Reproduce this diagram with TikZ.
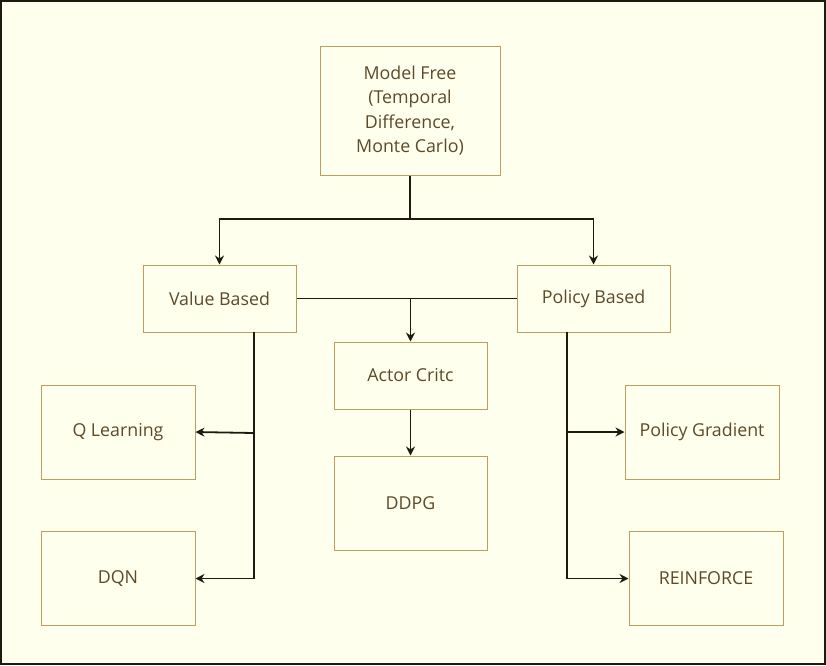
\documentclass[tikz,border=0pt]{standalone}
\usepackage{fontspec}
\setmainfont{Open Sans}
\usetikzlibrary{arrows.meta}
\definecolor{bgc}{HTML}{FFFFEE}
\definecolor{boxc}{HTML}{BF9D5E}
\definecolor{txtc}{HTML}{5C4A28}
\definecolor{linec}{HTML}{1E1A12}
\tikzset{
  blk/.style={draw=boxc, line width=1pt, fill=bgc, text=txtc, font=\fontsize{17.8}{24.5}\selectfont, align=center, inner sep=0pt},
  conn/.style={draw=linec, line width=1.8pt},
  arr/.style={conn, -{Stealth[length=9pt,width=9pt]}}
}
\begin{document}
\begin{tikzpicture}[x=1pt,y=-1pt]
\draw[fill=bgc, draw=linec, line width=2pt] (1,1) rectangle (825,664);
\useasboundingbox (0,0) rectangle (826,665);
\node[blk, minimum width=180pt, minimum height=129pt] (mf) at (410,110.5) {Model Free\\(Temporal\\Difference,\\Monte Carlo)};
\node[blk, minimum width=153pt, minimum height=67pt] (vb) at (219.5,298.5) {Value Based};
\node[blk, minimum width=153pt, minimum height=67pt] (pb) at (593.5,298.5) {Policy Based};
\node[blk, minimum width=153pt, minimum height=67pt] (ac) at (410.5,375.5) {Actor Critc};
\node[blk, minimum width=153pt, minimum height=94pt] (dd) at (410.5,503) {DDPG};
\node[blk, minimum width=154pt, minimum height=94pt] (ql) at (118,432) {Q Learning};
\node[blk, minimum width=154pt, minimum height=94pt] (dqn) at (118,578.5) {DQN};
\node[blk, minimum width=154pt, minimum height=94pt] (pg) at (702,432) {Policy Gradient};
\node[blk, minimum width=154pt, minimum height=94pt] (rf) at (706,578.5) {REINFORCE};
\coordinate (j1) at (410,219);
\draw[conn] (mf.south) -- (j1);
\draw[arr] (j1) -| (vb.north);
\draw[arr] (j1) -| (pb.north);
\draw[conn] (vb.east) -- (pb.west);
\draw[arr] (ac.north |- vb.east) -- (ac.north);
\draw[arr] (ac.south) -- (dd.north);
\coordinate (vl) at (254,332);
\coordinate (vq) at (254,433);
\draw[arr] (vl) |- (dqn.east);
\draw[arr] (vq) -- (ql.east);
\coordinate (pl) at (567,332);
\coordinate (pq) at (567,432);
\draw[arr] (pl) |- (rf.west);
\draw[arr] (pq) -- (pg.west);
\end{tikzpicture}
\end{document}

Exercise description — Without the pictures, transcribe the listing above exactly.

Result of this task —
Reproduce this diagram with TikZ.
\documentclass[tikz,border=0pt]{standalone}
\usepackage{fontspec}
\setmainfont{Open Sans}
\usetikzlibrary{arrows.meta}
\definecolor{bgc}{HTML}{FFFFEE}
\definecolor{boxc}{HTML}{BF9D5E}
\definecolor{txtc}{HTML}{5C4A28}
\definecolor{linec}{HTML}{1E1A12}
\tikzset{
  blk/.style={draw=boxc, line width=1pt, fill=bgc, text=txtc, font=\fontsize{17.8}{24.5}\selectfont, align=center, inner sep=0pt},
  conn/.style={draw=linec, line width=1.8pt},
  arr/.style={conn, -{Stealth[length=9pt,width=9pt]}}
}
\begin{document}
\begin{tikzpicture}[x=1pt,y=-1pt]
\draw[fill=bgc, draw=linec, line width=2pt] (1,1) rectangle (825,664);
\useasboundingbox (0,0) rectangle (826,665);
\node[blk, minimum width=180pt, minimum height=129pt] (mf) at (410,110.5) {Model Free\\(Temporal\\Difference,\\Monte Carlo)};
\node[blk, minimum width=153pt, minimum height=67pt] (vb) at (219.5,298.5) {Value Based};
\node[blk, minimum width=153pt, minimum height=67pt] (pb) at (593.5,298.5) {Policy Based};
\node[blk, minimum width=153pt, minimum height=67pt] (ac) at (410.5,375.5) {Actor Critc};
\node[blk, minimum width=153pt, minimum height=94pt] (dd) at (410.5,503) {DDPG};
\node[blk, minimum width=154pt, minimum height=94pt] (ql) at (118,432) {Q Learning};
\node[blk, minimum width=154pt, minimum height=94pt] (dqn) at (118,578.5) {DQN};
\node[blk, minimum width=154pt, minimum height=94pt] (pg) at (702,432) {Policy Gradient};
\node[blk, minimum width=154pt, minimum height=94pt] (rf) at (706,578.5) {REINFORCE};
\coordinate (j1) at (410,219);
\draw[conn] (mf.south) -- (j1);
\draw[arr] (j1) -| (vb.north);
\draw[arr] (j1) -| (pb.north);
\draw[conn] (vb.east) -- (pb.west);
\draw[arr] (ac.north |- vb.east) -- (ac.north);
\draw[arr] (ac.south) -- (dd.north);
\coordinate (vl) at (254,332);
\coordinate (vq) at (254,433);
\draw[arr] (vl) |- (dqn.east);
\draw[arr] (vq) -- (ql.east);
\coordinate (pl) at (567,332);
\coordinate (pq) at (567,432);
\draw[arr] (pl) |- (rf.west);
\draw[arr] (pq) -- (pg.west);
\end{tikzpicture}
\end{document}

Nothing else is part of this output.